● Task prompt
Write out, word for word, every line from the first one through the line that holds "const py = y => (T + PH - y) / PH;", and nothing else; skip the pictures.

● Material provided
::::::::::
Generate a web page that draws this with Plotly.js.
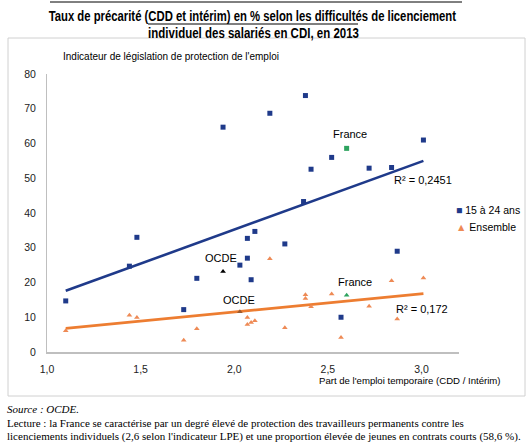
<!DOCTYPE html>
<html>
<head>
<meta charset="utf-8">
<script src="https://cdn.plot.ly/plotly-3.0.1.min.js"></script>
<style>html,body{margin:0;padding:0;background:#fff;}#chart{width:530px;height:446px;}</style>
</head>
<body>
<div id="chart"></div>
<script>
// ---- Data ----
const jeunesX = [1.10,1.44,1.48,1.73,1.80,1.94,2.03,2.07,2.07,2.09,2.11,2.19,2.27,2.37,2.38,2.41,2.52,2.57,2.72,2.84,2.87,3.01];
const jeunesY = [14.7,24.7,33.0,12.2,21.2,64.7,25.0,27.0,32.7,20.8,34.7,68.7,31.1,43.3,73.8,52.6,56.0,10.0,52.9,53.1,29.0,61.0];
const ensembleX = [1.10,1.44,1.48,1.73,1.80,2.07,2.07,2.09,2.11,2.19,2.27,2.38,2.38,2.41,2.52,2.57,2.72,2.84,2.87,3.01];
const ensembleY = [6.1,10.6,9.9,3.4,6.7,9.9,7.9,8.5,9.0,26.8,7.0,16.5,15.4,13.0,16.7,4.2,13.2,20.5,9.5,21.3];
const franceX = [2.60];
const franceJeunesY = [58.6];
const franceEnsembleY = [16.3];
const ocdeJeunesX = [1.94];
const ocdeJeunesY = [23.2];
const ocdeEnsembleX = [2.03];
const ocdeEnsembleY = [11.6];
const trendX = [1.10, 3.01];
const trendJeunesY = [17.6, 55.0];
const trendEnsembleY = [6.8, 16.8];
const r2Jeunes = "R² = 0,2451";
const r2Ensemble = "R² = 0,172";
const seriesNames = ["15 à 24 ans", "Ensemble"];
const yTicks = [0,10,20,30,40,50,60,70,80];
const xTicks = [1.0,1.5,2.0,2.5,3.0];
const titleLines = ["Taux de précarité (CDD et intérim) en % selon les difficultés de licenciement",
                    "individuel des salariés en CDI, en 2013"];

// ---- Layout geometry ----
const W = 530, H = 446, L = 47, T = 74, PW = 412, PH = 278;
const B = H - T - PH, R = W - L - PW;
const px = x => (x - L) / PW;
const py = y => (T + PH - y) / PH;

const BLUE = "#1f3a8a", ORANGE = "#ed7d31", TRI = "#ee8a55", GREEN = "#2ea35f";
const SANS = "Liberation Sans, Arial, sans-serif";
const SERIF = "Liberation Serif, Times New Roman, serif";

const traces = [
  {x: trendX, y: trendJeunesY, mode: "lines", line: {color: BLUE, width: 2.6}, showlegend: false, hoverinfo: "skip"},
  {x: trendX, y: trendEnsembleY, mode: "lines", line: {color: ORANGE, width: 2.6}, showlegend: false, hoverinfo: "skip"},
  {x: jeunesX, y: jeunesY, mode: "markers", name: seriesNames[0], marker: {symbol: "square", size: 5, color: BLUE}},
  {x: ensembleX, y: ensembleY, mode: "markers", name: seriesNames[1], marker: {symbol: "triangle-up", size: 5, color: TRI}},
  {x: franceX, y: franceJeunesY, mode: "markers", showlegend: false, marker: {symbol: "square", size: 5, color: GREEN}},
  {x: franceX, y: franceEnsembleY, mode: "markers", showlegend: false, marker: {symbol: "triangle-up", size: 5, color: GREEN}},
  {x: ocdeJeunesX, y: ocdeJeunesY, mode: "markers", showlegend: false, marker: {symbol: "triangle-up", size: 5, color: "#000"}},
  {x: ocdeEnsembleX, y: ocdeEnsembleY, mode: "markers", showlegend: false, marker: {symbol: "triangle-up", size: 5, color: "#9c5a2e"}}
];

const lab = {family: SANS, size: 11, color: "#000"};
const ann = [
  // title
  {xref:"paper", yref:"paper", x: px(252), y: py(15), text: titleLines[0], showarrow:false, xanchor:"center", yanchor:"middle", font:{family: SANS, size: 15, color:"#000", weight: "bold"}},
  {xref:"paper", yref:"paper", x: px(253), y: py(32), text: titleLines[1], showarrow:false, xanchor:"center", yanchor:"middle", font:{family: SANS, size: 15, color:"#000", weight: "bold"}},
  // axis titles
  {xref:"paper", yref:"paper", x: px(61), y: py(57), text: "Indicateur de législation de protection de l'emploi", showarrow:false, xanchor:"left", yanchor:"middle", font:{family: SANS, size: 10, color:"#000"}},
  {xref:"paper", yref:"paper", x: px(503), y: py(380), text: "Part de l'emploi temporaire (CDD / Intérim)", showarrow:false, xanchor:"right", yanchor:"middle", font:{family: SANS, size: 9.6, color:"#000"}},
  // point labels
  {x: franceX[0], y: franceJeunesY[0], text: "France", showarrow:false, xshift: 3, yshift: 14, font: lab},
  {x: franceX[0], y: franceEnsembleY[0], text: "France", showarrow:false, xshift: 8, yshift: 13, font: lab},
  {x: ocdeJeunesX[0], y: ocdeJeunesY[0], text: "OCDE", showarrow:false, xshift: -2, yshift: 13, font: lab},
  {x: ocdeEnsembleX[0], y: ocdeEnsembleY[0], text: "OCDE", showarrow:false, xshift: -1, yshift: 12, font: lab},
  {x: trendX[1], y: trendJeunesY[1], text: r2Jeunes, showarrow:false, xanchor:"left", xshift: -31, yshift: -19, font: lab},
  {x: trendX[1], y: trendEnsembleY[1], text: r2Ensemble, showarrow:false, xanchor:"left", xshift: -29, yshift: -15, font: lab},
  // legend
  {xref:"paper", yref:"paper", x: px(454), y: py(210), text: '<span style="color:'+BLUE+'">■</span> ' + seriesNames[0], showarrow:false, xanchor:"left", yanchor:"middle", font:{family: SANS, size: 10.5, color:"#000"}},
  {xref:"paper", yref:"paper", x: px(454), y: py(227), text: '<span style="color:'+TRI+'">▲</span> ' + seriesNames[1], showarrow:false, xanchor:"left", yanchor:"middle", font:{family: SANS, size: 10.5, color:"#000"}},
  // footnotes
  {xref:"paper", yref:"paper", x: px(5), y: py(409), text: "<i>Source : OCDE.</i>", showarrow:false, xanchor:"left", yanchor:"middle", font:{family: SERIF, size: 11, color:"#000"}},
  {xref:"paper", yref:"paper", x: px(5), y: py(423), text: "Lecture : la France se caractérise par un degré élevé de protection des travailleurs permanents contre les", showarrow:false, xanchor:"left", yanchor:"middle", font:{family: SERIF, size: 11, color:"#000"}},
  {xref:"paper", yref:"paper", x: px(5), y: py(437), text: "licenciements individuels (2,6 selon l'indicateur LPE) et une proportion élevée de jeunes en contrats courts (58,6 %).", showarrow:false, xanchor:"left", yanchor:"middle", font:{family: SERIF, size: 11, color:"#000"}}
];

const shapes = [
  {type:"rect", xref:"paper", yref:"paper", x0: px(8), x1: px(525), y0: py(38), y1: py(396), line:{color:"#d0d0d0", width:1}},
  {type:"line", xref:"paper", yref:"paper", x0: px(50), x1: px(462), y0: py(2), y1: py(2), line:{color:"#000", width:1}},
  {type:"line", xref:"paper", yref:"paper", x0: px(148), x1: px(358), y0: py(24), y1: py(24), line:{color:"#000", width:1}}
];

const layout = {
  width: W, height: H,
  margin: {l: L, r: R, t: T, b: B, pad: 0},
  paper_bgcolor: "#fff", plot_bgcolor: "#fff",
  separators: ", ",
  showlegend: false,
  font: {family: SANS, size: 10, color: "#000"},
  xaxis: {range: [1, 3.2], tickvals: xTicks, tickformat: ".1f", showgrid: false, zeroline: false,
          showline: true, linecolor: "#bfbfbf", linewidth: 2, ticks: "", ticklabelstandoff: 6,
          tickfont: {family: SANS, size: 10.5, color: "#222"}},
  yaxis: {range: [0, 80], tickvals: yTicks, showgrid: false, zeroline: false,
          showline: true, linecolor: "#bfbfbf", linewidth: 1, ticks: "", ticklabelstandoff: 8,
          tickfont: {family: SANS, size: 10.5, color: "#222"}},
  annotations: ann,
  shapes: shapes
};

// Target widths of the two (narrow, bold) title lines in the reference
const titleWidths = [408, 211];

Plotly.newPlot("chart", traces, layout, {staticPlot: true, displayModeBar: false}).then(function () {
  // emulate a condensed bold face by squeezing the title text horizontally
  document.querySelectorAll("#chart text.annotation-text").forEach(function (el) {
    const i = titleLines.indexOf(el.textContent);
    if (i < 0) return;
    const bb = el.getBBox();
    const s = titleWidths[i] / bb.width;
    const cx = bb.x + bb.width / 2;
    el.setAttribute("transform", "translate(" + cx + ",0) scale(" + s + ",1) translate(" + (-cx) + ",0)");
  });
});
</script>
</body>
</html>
::::::::::
● Full output
Generate a web page that draws this with Plotly.js.
<!DOCTYPE html>
<html>
<head>
<meta charset="utf-8">
<script src="https://cdn.plot.ly/plotly-3.0.1.min.js"></script>
<style>html,body{margin:0;padding:0;background:#fff;}#chart{width:530px;height:446px;}</style>
</head>
<body>
<div id="chart"></div>
<script>
// ---- Data ----
const jeunesX = [1.10,1.44,1.48,1.73,1.80,1.94,2.03,2.07,2.07,2.09,2.11,2.19,2.27,2.37,2.38,2.41,2.52,2.57,2.72,2.84,2.87,3.01];
const jeunesY = [14.7,24.7,33.0,12.2,21.2,64.7,25.0,27.0,32.7,20.8,34.7,68.7,31.1,43.3,73.8,52.6,56.0,10.0,52.9,53.1,29.0,61.0];
const ensembleX = [1.10,1.44,1.48,1.73,1.80,2.07,2.07,2.09,2.11,2.19,2.27,2.38,2.38,2.41,2.52,2.57,2.72,2.84,2.87,3.01];
const ensembleY = [6.1,10.6,9.9,3.4,6.7,9.9,7.9,8.5,9.0,26.8,7.0,16.5,15.4,13.0,16.7,4.2,13.2,20.5,9.5,21.3];
const franceX = [2.60];
const franceJeunesY = [58.6];
const franceEnsembleY = [16.3];
const ocdeJeunesX = [1.94];
const ocdeJeunesY = [23.2];
const ocdeEnsembleX = [2.03];
const ocdeEnsembleY = [11.6];
const trendX = [1.10, 3.01];
const trendJeunesY = [17.6, 55.0];
const trendEnsembleY = [6.8, 16.8];
const r2Jeunes = "R² = 0,2451";
const r2Ensemble = "R² = 0,172";
const seriesNames = ["15 à 24 ans", "Ensemble"];
const yTicks = [0,10,20,30,40,50,60,70,80];
const xTicks = [1.0,1.5,2.0,2.5,3.0];
const titleLines = ["Taux de précarité (CDD et intérim) en % selon les difficultés de licenciement",
                    "individuel des salariés en CDI, en 2013"];

// ---- Layout geometry ----
const W = 530, H = 446, L = 47, T = 74, PW = 412, PH = 278;
const B = H - T - PH, R = W - L - PW;
const px = x => (x - L) / PW;
const py = y => (T + PH - y) / PH;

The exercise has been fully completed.